Os meus Sancho Pança e D. Quixote
Desde que me recordo, sempre existiram na minha personalidade grandes contendas. Sentia como se a cada dia que passasse e a cada decisão que tomasse estaria a definir o meu futuro eu. Talvez por isso, sempre me tenha conhecido como um indeciso de primeira. De cada vez que era necessária uma decisão, era um Deus nos acuda. Ainda hoje assim é. A minha avó dizia-me muitas vezes que cada um se haveria de deitar na cama que fizesse e, por isso, eu queria fazer tudo bem. Dentro da minha educação cristã, eu pensava, e penso, qual seria a melhor decisão a tomar, qual a escolha mais justa a ser feita. Eu queria ser uma boa pessoa, queria ser coerente nas minhas ações e, por isso, tinha sempre de ponderar muito bem antes de agir. Ora, um dos grandes conflitos que, desde sempre, existiu, dentro de mim, estabelecia-se entre o materialismo e consumismo a que sempre me senti atraído e o idealismo ou espiritualismo que deveria guiar a minha conduta. E que eu, como homem íntegro e de bons princípios deveria seguir, se quisesse deixar a minha cama bem feita. Com quinze anos, graças a Almeida Garrett e às suas Viagens na minha terra pude nomear esse meu conflito, isto é, atribuir nomes aos dois lados da batalha que dentro de mim lutavam. Ao longo da narrativa, Garrett faz várias referências às duas principais personagens da obra D. Quixote de la Mancha de Miguel Cervantes: D. Quixote e o seu servente Sancho Pança. Pois bem, se D. Quixote representava o idealismo, o espiritualismo, o completo desprendimento dos valores terrenos, Sancho representava o oposto. Era este que, a meio dos desvarios daquele, o puxava para a terra, o obrigava a deixar a terra dos sonhos, onde combatia moinhos em forma de monstros e procurava a sua amada Dulcineia. Era Sancho, o amante dos vícios mundanos que contra-balançava o idealismo exagerado de D.Quixote.

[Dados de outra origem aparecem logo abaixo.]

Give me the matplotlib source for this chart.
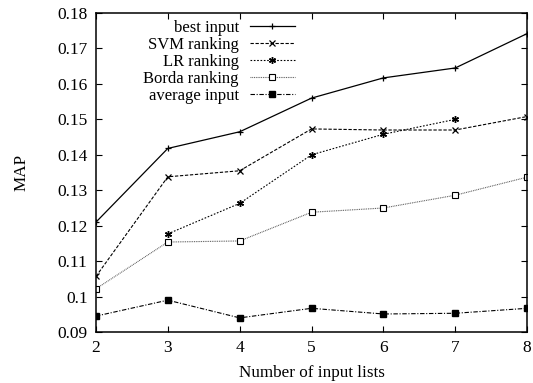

Daí em diante, já sabia que nome lhes havia de dar. Sempre que sentia uma vontade súbdita de gastar mais do que queria em computadores, consolas, jogos e roupas, sabia que o Sancho estava a ganhar. Mas eu não podia deixar, porque os meus princípios, o D. Quixote, tinham uma palavra a dizer. E então tentava encontrar um equilíbrio, ou, melhor ainda, resolver de vez a disputa.
Ora, por muito que me custe desapontar os meus fiéis leitores, com trinta e um anos, continuo igual. Continuo a desejar o último modelo do iPhone, a gastar mais dinheiro do que o necessário em camisolas, sapatos e casacos e de cada vez que o faço, não me arrependo, mas penso para comigo e digo "Tenho de me controlar, tenho de me ficar pelo estritamente necessário". Digo muitas vezes, mas não tem resultado. Por isso ainda me considero um pequeno consumista que dá mais valor às aparências do que devia. O Sancho vai à frente, mas D. Quixote não dorme e lembra-me do que é realmente importante. E assim, apesar de me dar uma satisfação enorme comprar prendas para mim próprio, para a minha casa e para a minha esposa, também tenho consciência de que o que é realmente importante são coisas que não se podem comprar e são aquelas que nos trazem a verdadeira felicidade.